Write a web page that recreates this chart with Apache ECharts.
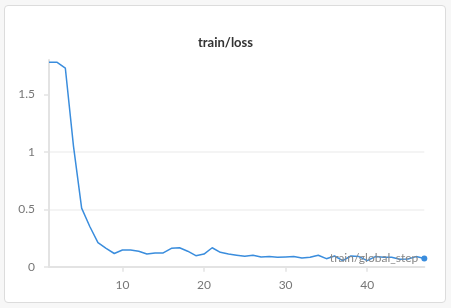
<!DOCTYPE html>
<html>
<head>
<meta charset="utf-8">
<script src="https://cdn.jsdelivr.net/npm/echarts@6/dist/echarts.min.js"></script>
<style>
html,body{margin:0;padding:0;background:#f7f7f7;}
#card{position:absolute;left:4px;top:5px;width:442px;height:298px;border:1px solid #dcdcdc;border-radius:4px;background:#fff;box-sizing:border-box;}
#chart{position:absolute;left:0;top:0;width:451px;height:308px;}
</style>
</head>
<body>
<div id="card"></div>
<div id="chart"></div>
<script>
const title = 'train/loss';
const steps = [1,2,3,4,5,6,7,8,9,10,11,12,13,14,15,16,17,18,19,20,21,22,23,24,25,26,27,28,29,30,31,32,33,34,35,36,37,38,39,40,41,42,43,44,45,46,47];
const loss = [1.78,1.78,1.73,1.05,0.51,0.35,0.21,0.16,0.115,0.145,0.145,0.134,0.11,0.12,0.12,0.16,0.165,0.135,0.096,0.11,0.165,0.125,0.11,0.10,0.09,0.10,0.085,0.088,0.082,0.085,0.088,0.076,0.082,0.10,0.07,0.093,0.053,0.093,0.088,0.053,0.088,0.082,0.082,0.064,0.067,0.088,0.072];
const xTicks = [10,20,30,40];
const yTicks = [0,0.5,1,1.5];
const endLabel = 'train/global_step';

const chart = echarts.init(document.getElementById('chart'));
const font = 'Lato, "Noto Sans", sans-serif';
chart.setOption({
  animation:false,
  title:{text:title,left:'center',top:31,textStyle:{fontFamily:font,fontSize:13,fontWeight:'bold',color:'#333'}},
  grid:{left:49,right:26.7,top:60,bottom:41.3},
  xAxis:{type:'value',min:1,max:47,
    axisLine:{lineStyle:{color:'#e3e3e3',width:2}},
    axisTick:{customValues:xTicks,length:5,lineStyle:{color:'#e3e3e3',width:1.5}},
    axisLabel:{customValues:xTicks,color:'#777',fontFamily:font,fontSize:12,margin:12},
    splitLine:{show:false}},
  yAxis:{type:'value',min:0,max:1.8,interval:0.5,
    axisLine:{show:true,lineStyle:{color:'#e3e3e3',width:2}},
    axisTick:{show:true,customValues:yTicks,length:5,lineStyle:{color:'#e3e3e3',width:1.5}},
    axisLabel:{customValues:yTicks,color:'#777',fontFamily:font,fontSize:12,margin:14},
    splitLine:{show:true,showMaxLine:false,lineStyle:{color:'#f0f0f0',width:1.5}}},
  series:[{type:'line',data:steps.map((s,i)=>[s,loss[i]]),showSymbol:false,
    lineStyle:{color:'#3a8ddd',width:1.5},itemStyle:{color:'#3a8ddd'},
    markPoint:{symbol:'circle',symbolSize:6,itemStyle:{color:'#3a8ddd'},
      data:[{coord:[steps[steps.length-1],loss[loss.length-1]],
        label:{show:true,formatter:endLabel,position:'left',distance:3,color:'#888',fontFamily:font,fontSize:12}}]}}]
});
</script>
</body>
</html>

**WHAT THE TASK ASKS:** Give again, word for word, every line from the top of the data above to the line holding "const endLabel = 'train/global_step';", inclusive, with the pictures left out.

**SOLVED EXERCISE:**
Write a web page that recreates this chart with Apache ECharts.
<!DOCTYPE html>
<html>
<head>
<meta charset="utf-8">
<script src="https://cdn.jsdelivr.net/npm/echarts@6/dist/echarts.min.js"></script>
<style>
html,body{margin:0;padding:0;background:#f7f7f7;}
#card{position:absolute;left:4px;top:5px;width:442px;height:298px;border:1px solid #dcdcdc;border-radius:4px;background:#fff;box-sizing:border-box;}
#chart{position:absolute;left:0;top:0;width:451px;height:308px;}
</style>
</head>
<body>
<div id="card"></div>
<div id="chart"></div>
<script>
const title = 'train/loss';
const steps = [1,2,3,4,5,6,7,8,9,10,11,12,13,14,15,16,17,18,19,20,21,22,23,24,25,26,27,28,29,30,31,32,33,34,35,36,37,38,39,40,41,42,43,44,45,46,47];
const loss = [1.78,1.78,1.73,1.05,0.51,0.35,0.21,0.16,0.115,0.145,0.145,0.134,0.11,0.12,0.12,0.16,0.165,0.135,0.096,0.11,0.165,0.125,0.11,0.10,0.09,0.10,0.085,0.088,0.082,0.085,0.088,0.076,0.082,0.10,0.07,0.093,0.053,0.093,0.088,0.053,0.088,0.082,0.082,0.064,0.067,0.088,0.072];
const xTicks = [10,20,30,40];
const yTicks = [0,0.5,1,1.5];
const endLabel = 'train/global_step';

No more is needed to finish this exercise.